保守党支持の新聞テレグラフ紙のコメンテーターは、この問題に関心のある人は少なくなっているが、ガーディアン紙とタイムズ紙がしつこく追っていると書いている(http://blogs.telegraph.co.uk/news/benedictbrogan/100227859/the-lynton-crosby-story-is-fast-losing-its-audience/)。それにロンドンの夕刊紙イブニング・スタンダードも加わっている(http://www.standard.co.uk/news/politics/lynton-crosby-tory-strategist-could-keep-lobby-role-and-work-for-david-cameron-8729699.html)。

この問題に決着をつけようと、7月23日、クロスビーが声明を発表し、首相とタバコの包装について話したことはないと否定した(http://www.bbc.co.uk/news/uk-politics-23423947)。

また、労働党のミリバンド党首が内閣書記官長(Cabinet Secretary)にクロスビーの行動について調査するよう求めていたが、その返事で、クロスビーは保守党の仕事に従事する際の指針通りに行動しているのでその調査の必要はないとした(http://www.guardian.co.uk/politics/interactive/2013/jul/23/letter-ed-miliband-lynton-crobsy-pdf)。
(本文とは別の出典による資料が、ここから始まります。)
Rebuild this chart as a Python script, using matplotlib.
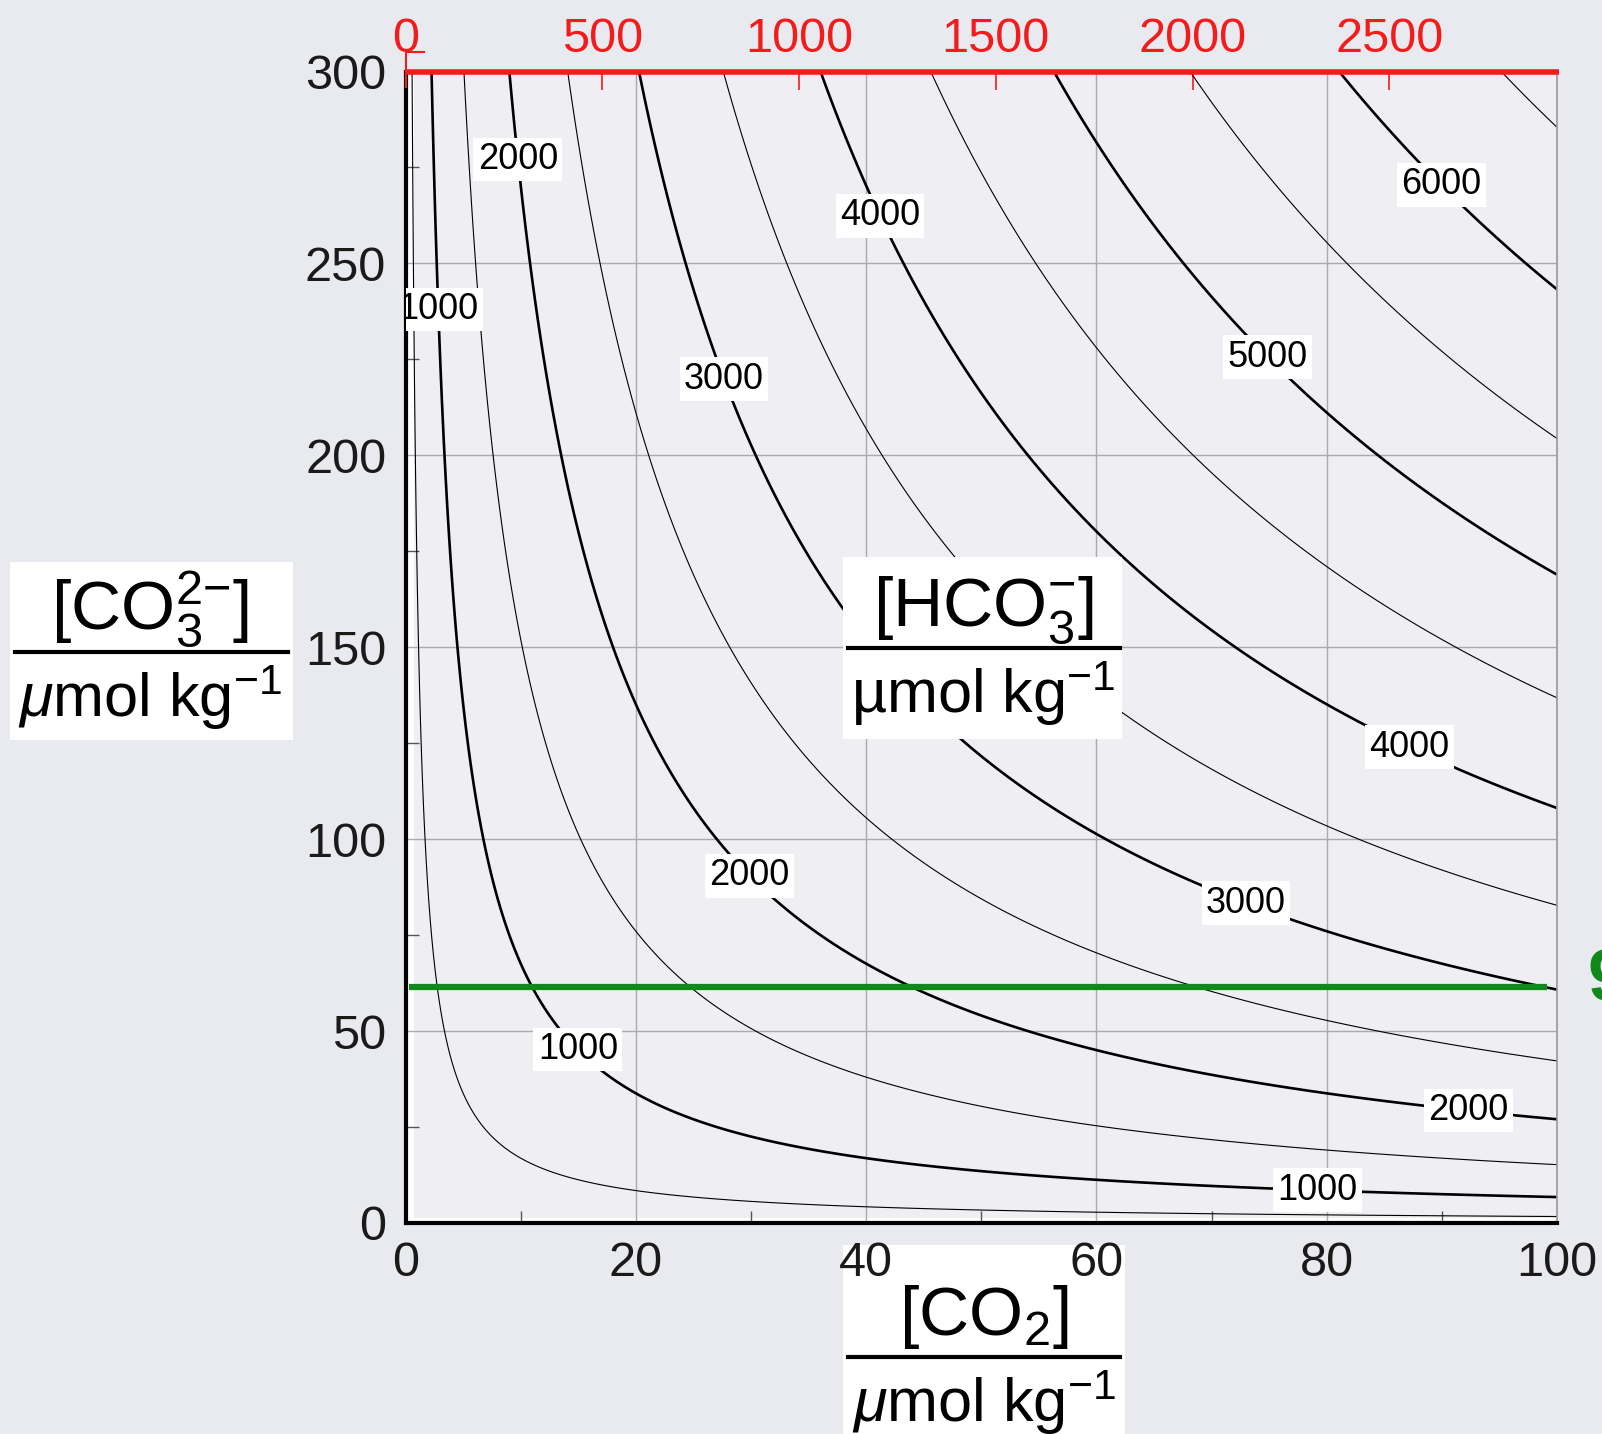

ところが、この返事がきっかけでさらに次の問題が出てきたようだ。

クロスビーは、一週間に一日だけ保守党の本部の仕事をすることになっているそうだが、それでも年俸は、22万ポンド(3300万円:1ポンド=150円)と言われる。クロスビーがいかに高く評価されているかの証しである。

イブニング・スタンダードによると、クロスビーは、来年5月からフルタイムで保守党のために働くことになっている。しかし、先述の「指針」にはそのことが触れられていない。つまり、この「指針」は雇用条件を網羅したものではなく、最近になって書かれたもので、しかも口頭での合意をまとめたものだというのである。つまり、雇用条件は最初からかなり柔軟だったようだ

こういうことは実はキャメロン政権ではそう稀なことではないようだ。キャメロン政権には、最も有能な人を雇いたいという強い願望がある。
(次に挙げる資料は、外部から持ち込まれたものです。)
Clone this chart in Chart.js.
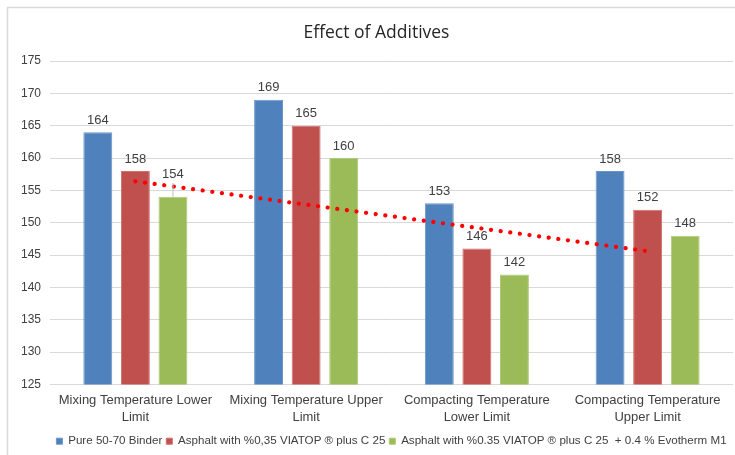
<!DOCTYPE html>
<html>
<head>
<meta charset="utf-8">
<title>Effect of Additives</title>
<script src="https://cdn.jsdelivr.net/npm/chart.js@4/dist/chart.umd.min.js"></script>
<style>
  html, body { margin: 0; padding: 0; background: #ffffff; }
  #wrap { width: 735px; height: 455px; position: relative; }
  canvas { display: block; }
</style>
</head>
<body>
<div id="wrap"><canvas id="chart" width="735" height="455"></canvas></div>
<script>
// Categories (two-line axis labels)
const categories = [
  ['Mixing Temperature Lower', 'Limit'],
  ['Mixing Temperature Upper', 'Limit'],
  ['Compacting Temperature', 'Lower Limit'],
  ['Compacting Temperature', 'Upper Limit']
];

// Series names
const seriesNames = [
  'Pure 50-70 Binder',
  'Asphalt with %0,35 VIATOP \u00AE plus C 25',
  'Asphalt with %0.35 VIATOP \u00AE plus C 25  + 0.4 % Evotherm M1'
];

// Temperatures (°C)
const pureBinder = [164, 169, 153, 158];
const viatop = [158, 165, 146, 152];
const viatopEvotherm = [154, 160, 142, 148];

// Linear trend of the Evotherm series
const trendValues = [156.4, 152.8, 149.2, 145.6];

// Y axis ticks
const yTicks = [125, 130, 135, 140, 145, 150, 155, 160, 165, 170, 175];

const colors = ['#4f81bd', '#c0504d', '#9bbb59'];
const borders = ['#6b95c8', '#cf6e6b', '#aec97a'];

// Outer chart frame
const framePlugin = {
  id: 'frame',
  beforeDraw(chart) {
    const ctx = chart.ctx;
    ctx.save();
    ctx.fillStyle = '#ffffff';
    ctx.fillRect(0, 0, chart.width, chart.height);
    ctx.strokeStyle = '#d9d9d9';
    ctx.lineWidth = 1.5;
    ctx.strokeRect(7.5, 7.5, chart.width + 10, chart.height + 10);
    ctx.restore();
  }
};

// Value labels above each bar
const valueLabels = {
  id: 'valueLabels',
  afterDatasetsDraw(chart, args, opts) {
    const ctx = chart.ctx;
    ctx.save();
    ctx.font = '13px "Liberation Sans", Arial, sans-serif';
    ctx.fillStyle = '#404040';
    ctx.textAlign = 'center';
    ctx.textBaseline = 'middle';
    chart.data.datasets.forEach((ds, di) => {
      if (ds.type === 'line') return;
      const meta = chart.getDatasetMeta(di);
      meta.data.forEach((el, i) => {
        let lift = 12;
        const raised = (opts.raised || []).find(r => r.dataset === di && r.index === i);
        if (raised) {
          lift += raised.extra;
          ctx.strokeStyle = '#bfbfbf';
          ctx.lineWidth = 1;
          ctx.beginPath();
          ctx.moveTo(el.x, el.y - lift + 8);
          ctx.lineTo(el.x, el.y);
          ctx.stroke();
        }
        ctx.fillText(String(ds.data[i]), el.x, el.y - lift);
      });
    });
    ctx.restore();
  }
};

const datasets = [pureBinder, viatop, viatopEvotherm].map((vals, i) => ({
  type: 'bar',
  label: seriesNames[i],
  data: vals,
  backgroundColor: colors[i],
  borderColor: borders[i],
  borderWidth: 1,
  categoryPercentage: 0.66,
  barPercentage: 0.77,
  order: 2
}));

datasets.push({
  type: 'line',
  label: 'Linear trend',
  data: trendValues,
  borderColor: '#ff0000',
  borderWidth: 4.2,
  borderDash: [0.1, 9.6],
  borderCapStyle: 'round',
  pointRadius: 0,
  fill: false,
  tension: 0,
  order: 1
});

new Chart(document.getElementById('chart'), {
  type: 'bar',
  data: { labels: categories, datasets },
  options: {
    responsive: false,
    animation: false,
    devicePixelRatio: 1,
    layout: { padding: { left: 20, right: 2, top: 20, bottom: -2 } },
    plugins: {
      title: {
        display: true,
        text: 'Effect of Additives',
        color: '#262626',
        font: { family: '"Open Sans", sans-serif', size: 17.5, weight: 'normal' },
        padding: { top: 3, bottom: 17 }
      },
      legend: {
        position: 'bottom',
        fullSize: false,
        labels: {
          filter: item => item.datasetIndex < 3,
          boxWidth: 6,
          boxHeight: 6,
          padding: 4,
          color: '#404040',
          font: { family: '"Liberation Sans", Arial, sans-serif', size: 11.6 }
        }
      },
      tooltip: { enabled: false },
      valueLabels: { raised: [{ dataset: 2, index: 0, extra: 10 }] }
    },
    scales: {
      x: {
        grid: { display: false },
        border: { display: false },
        afterFit(scale) { scale.height = 47; },
        ticks: {
          color: '#404040',
          maxRotation: 0,
          autoSkip: false,
          padding: 0,
          font: { family: '"Liberation Sans", Arial, sans-serif', size: 13, lineHeight: 1.3 }
        }
      },
      y: {
        min: yTicks[0],
        max: yTicks[yTicks.length - 1],
        afterBuildTicks(scale) { scale.ticks = yTicks.map(v => ({ value: v })); },
        afterFit(scale) { scale.width = 30; },
        grid: { color: '#d9d9d9', lineWidth: 1, drawTicks: false },
        border: { display: false },
        ticks: {
          color: '#404040',
          padding: 9,
          font: { family: '"Liberation Sans", Arial, sans-serif', size: 12 }
        }
      }
    }
  },
  plugins: [framePlugin, valueLabels]
});
</script>
</body>
</html>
この7月から英国の中央銀行であるイングランド銀行の総裁となったカナダ人のマーク・カーニーの例にもみられる。オズボーン財相はカーニーを直接口説いたと言われるが、その過程で、総裁の任期を7年から5年とするなどカーニーの希望を取り入れた。

キャメロン首相の広報局長だったアンディ・クールソンでも同様である。クールソンは英国最大の売り上げ数を誇っていたタブロイド紙の編集長で、ニュースに非常に鋭敏な感覚を持った人物であった。育ちのよいキャメロン首相やオズボーン財相にはないタフさがあったと言われる。野党時代の保守党に広報担当としてキャメロン党首の二倍以上と言われる年俸で雇われたが、その時既に電話盗聴問題でニューズ・オブ・ザ・ワールド編集長を辞職していた。既にその時から「やばい」人物であったが、それでもキャメロンは雇った。
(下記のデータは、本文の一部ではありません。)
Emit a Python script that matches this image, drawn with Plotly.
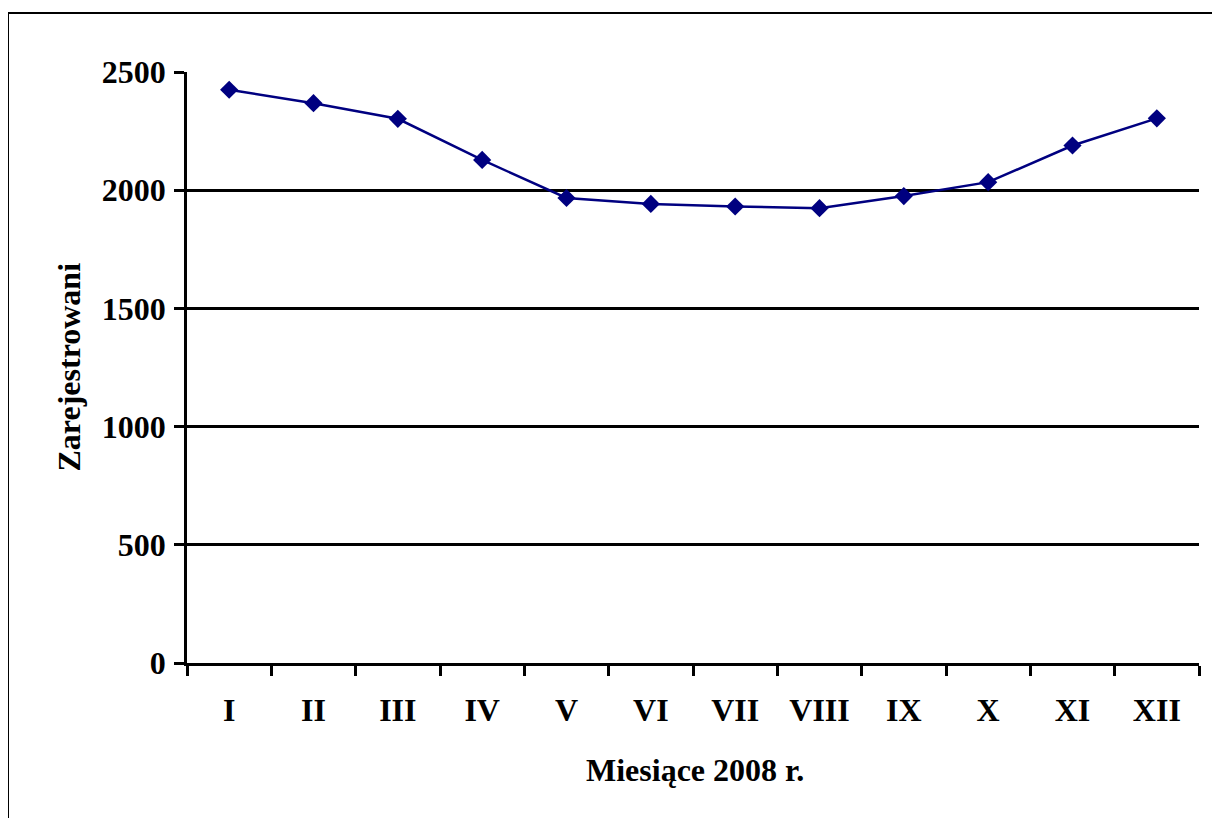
import plotly.graph_objects as go

months = ["I", "II", "III", "IV", "V", "VI", "VII", "VIII", "IX", "X", "XI", "XII"]
registered = [2425, 2368, 2302, 2128, 1967, 1942, 1931, 1924, 1975, 2034, 2189, 2304]
y_ticks = [0, 500, 1000, 1500, 2000, 2500]

FONT = "Liberation Serif"

fig = go.Figure()
fig.add_trace(go.Scatter(
    x=months, y=registered, mode="lines+markers",
    line=dict(color="#000080", width=2.5),
    marker=dict(symbol="diamond", size=14, color="#000080"),
    showlegend=False,
))

# page has an 8px body margin; compensate
OFF = 8
L, T = 187 - OFF, 72 - OFF
pw, ph = 1012, 591
W, H = 1220 - OFF, 818 - OFF
R, B = W - L - pw, H - T - ph

def px_x(x):
    return (x - OFF - L) / pw

def px_y(y):
    return (T + ph - (y - OFF)) / ph

fig.update_layout(
    width=W, height=H,
    margin=dict(l=L, r=R, t=T, b=B, pad=0),
    paper_bgcolor="white", plot_bgcolor="white",
    font=dict(family=FONT, size=32, color="black"),
    xaxis=dict(
        type="category", tickson="boundaries", ticks="outside", ticklen=10,
        tickwidth=2.5, tickcolor="black", showline=True, linecolor="black",
        linewidth=2.5, showgrid=False, range=[-0.5, 11.5],
        ticklabelstandoff=17,
        tickfont=dict(family=FONT, size=32, color="black", weight="bold"),
    ),
    yaxis=dict(
        range=[0, 2500], tickvals=y_ticks, ticks="outside", ticklen=10,
        tickwidth=2.5, tickcolor="black", showline=True, linecolor="black",
        linewidth=2.5, showgrid=True, gridcolor="black", gridwidth=2.5,
        zeroline=False, ticklabelstandoff=2,
        tickfont=dict(family=FONT, size=32, color="black", weight="bold"),
    ),
)

fig.add_annotation(
    text="<b>Zarejestrowani</b>", xref="paper", yref="paper",
    x=px_x(68), y=0.5, xanchor="center", yanchor="middle",
    textangle=-90, showarrow=False,
    font=dict(family=FONT, size=32, color="black"),
)
fig.add_annotation(
    text="<b>Miesiące 2008 r.</b>", xref="paper", yref="paper",
    x=px_x(695), y=px_y(770), xanchor="center", yanchor="middle",
    showarrow=False,
    font=dict(family=FONT, size=32, color="black"),
)

fig.add_shape(
    type="rect", xref="paper", yref="paper",
    x0=px_x(8), x1=px_x(1240),
    y0=px_y(840), y1=px_y(13),
    line=dict(color="black", width=2), fillcolor="rgba(0,0,0,0)",
    layer="below",
)

fig.write_html("out.html")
そして今回のクロスビーである。クロスビーには保守党内でもアッシュクロフト卿に見られるように反対があった。しかし、オーストラリアの選挙やロンドン市長選で発揮したその能力は、保守党が最も必要なストラテジストだと思わせたようだ。特にキャメロン首相に必要なのは、修羅場のような現場をくぐってきた並々ならぬ能力を発揮する人物であり、そのような人物に完全に「きれいな」人は少ないだろう。

さらに、上の3人はすべて本人が当初断ったと言われるが、説得して就任してもらった。つまり、キャメロン側は、条件を呑む側であり、決して強い立場ではなかった。このクロスビーの雇用に関する約束を「口頭」でしていたというのは、最初から「利害の対立」があろうがなかろうが気にしていなかった、もしくは触れないようにしていたというのが本当ではないか?

キャメロン首相は、クロスビーを失うことはできないので、あくまで守ろうとするだろう。オーストラリアにはクロスビーに帰ってきて選挙を手伝ってほしいと考えている政治家がいるようだが。

しかしながら、保守党の選挙を手伝う上で、クロスビーがその行動の自由を大きく制約されるのは間違いないように思われる。つまり、メディアの注目が高くなっており、保守党とクロスビーの両方を守るためにその行動を誰かが記録しておく必要があるだろうからである。